Zulehner: „Kirchennarzissmus ist Krankheitszeichen“

Als Krankheitszeichen für „neurotischen Kirchennarzissmus“ hat der Wiener Religionssoziologe und Pastoraltheologe Paul M. Zulehner die „aktuelle Selbstbeschäftigung der Kirche“ bezeichnet.

Die Kirche, die nur Instrument für den Gottesbezug sei, „wird gesunden, wenn sie lernt, wieder von sich abzusehen“, sagte Zulehner am Montag dem deutschen evangelischen Pressedienst. Die Zeit der „Volkskirche“, bei der die konfessionelle Zugehörigkeit mit der Ausrichtung des Landesherrn vorgegeben war, sei endgültig vorbei. Deshalb dürfe man angesichts der Wahlfreiheit bei Kirchenaustritten „nicht mehr von 100 herunter, sondern von null hinauf“ denken.

Paul M. Zulehner

Kathbild/Franz Josef Rupprecht

Paul Zulehner

Die Kirche müsse nun zur „Jesus-Bewegung“ werden, die nicht durch „bürokratische Strukturreformen“, sondern durch Visionen erreicht werde. „Wir brauchen zuerst den Wein und dann den Schlauch“, so Zulehner, der das derzeitige Bemühen um strukturelle Veränderungen als verkehrten Weg kritisierte. Der Zukunft gehöre nicht der „Expertenkirche“, sondern den Laien. Nicht die Pfarrer, sondern „die Mitglieder selbst müssen schauen, dass sie sich vermehren“.

Vision einer „Jesus-Bewegung“

Die Vision hin zu einer „Jesus-Bewegung“ - Zulehner ersetzte den Begriff „Kirche“, da dieser „beschädigt“ sei, „besonders bei Jugendlichen“ - beruhe auf zwei Grundsäulen: Zum einen sei dies die soziale und lebenspraktische Dimension der Nachfolge Jesu, so dass die Jesusbewegung zu einem „Heil-Land“ inmitten der Welt werden solle: „Wer in Gott eintaucht, taucht bei den Armen wieder auf“, brachte der Pastoraltheologe das Leitmotiv auf den Punkt.

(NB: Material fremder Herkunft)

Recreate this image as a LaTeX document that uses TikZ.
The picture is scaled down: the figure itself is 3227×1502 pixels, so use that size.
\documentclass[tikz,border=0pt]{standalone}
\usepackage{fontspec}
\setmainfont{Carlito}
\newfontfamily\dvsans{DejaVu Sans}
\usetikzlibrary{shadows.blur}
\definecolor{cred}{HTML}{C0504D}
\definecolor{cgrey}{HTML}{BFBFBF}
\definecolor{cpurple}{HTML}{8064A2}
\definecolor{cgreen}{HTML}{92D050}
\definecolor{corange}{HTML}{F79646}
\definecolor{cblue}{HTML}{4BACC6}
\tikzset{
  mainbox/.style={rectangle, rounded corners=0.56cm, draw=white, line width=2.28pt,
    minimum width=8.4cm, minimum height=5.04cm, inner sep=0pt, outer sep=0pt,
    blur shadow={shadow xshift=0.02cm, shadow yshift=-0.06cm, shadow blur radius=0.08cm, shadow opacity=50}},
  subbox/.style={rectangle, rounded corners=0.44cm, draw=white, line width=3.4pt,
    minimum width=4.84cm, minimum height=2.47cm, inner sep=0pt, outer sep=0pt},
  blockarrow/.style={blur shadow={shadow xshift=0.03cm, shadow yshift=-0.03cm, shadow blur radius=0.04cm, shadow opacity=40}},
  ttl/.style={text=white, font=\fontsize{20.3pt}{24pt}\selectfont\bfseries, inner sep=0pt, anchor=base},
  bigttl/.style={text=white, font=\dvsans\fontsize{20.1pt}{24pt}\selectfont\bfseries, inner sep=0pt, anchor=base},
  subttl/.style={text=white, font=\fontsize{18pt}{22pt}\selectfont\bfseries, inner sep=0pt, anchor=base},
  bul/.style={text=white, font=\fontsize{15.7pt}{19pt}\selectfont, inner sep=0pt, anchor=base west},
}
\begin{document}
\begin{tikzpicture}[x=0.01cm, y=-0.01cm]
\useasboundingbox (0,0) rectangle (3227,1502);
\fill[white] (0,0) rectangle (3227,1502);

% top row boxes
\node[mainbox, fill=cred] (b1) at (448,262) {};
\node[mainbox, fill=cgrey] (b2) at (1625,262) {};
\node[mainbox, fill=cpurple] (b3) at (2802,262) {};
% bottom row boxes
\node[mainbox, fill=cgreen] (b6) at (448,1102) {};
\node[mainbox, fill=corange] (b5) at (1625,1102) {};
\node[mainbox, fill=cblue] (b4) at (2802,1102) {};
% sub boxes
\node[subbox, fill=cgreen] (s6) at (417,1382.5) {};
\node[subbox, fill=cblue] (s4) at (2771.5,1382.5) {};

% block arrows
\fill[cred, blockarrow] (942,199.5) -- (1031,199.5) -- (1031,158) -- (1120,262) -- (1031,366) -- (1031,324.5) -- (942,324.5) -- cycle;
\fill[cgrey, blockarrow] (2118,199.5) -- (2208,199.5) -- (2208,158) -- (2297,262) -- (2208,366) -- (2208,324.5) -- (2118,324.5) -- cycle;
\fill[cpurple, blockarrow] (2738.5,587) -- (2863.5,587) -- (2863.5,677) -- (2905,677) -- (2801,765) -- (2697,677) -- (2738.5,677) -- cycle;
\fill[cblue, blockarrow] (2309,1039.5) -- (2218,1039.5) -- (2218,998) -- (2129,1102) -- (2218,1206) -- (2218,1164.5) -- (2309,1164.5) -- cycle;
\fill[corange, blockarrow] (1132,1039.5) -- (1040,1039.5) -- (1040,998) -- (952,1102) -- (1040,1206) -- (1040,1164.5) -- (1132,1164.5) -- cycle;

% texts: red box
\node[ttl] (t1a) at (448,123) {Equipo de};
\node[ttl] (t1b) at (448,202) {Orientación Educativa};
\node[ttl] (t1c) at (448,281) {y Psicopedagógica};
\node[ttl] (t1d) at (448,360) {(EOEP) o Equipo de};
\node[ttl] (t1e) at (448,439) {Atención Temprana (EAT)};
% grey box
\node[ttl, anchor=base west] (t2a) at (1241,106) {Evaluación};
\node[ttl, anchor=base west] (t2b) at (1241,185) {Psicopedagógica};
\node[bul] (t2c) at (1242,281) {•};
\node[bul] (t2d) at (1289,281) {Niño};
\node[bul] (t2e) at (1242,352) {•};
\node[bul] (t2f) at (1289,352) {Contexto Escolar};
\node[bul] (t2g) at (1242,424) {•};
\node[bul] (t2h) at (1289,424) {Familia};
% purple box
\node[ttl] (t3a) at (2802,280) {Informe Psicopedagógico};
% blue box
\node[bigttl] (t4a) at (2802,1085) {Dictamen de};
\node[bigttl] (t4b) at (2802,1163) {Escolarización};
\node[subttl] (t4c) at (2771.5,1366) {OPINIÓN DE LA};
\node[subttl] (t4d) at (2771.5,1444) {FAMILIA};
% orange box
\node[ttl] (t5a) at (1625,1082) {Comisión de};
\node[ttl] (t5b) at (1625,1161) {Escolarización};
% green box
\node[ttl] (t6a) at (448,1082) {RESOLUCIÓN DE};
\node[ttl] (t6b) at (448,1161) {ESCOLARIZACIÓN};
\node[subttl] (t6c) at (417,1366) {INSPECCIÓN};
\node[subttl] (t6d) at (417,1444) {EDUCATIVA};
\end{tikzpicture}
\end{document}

Zum anderen beruhe die Vision einer kirchlichen Erneuerung auf dem „radikalen Vertrauen in das zuvorkommende Erbarmen Gottes“, wodurch nicht der Tod, sondern die Liebe als letztes Wort zugelassen werde. Dort, wo der Mensch Angst um sich selbst habe, was letztlich Angst vor dem Tod sei, greife er zu Strategien der Gewalt, Gier und Lüge. „Er versucht krampfhaft, sich selbst zu behaupten, weil er nicht mehr vertrauen kann. Liebe heißt immer, sich preisgeben können. Die Angst ist daher der eigentliche Feind der Liebe“, so der bekannte Theologe.

Jesus „Schlüssel im Kampf gegen die Todesangst“

Das spezifisch Christliche der universell aufgetragenen „Zumutung, ein liebender Mensch zu werden“, bestehe darin, dass „der Schlüssel im Kampf gegen die Todesangst ein Gesicht trägt: nämlich Jesus von Nazareth, der den Tod überwunden hat“. Deshalb dürften Christen aus dem Grundvertrauen leben, nicht aus sich selbst Liebende zu werden, sondern weil sie sich „zuvor schon als geliebt erfahren“, so Zulehner.

Das Voneinander-Lernen in der Ökumene sei angesichts der jeweils spiegelverkehrten Defizite von Katholizismus und Protestantismus eigentlich geboten. Das Problem des Protestantismus sei das Fehlen einer „Theologie der Vernetzung“ und damit die Tendenz zu einem atomisierten Individualismus bei Ausklammerung der Gemeinschaftsdimension. Der Katholizismus denke demgegenüber „oft zu kollektivistisch, zu autoritär, zu bevormundend“. Beide bedürften somit einander in Ergänzung.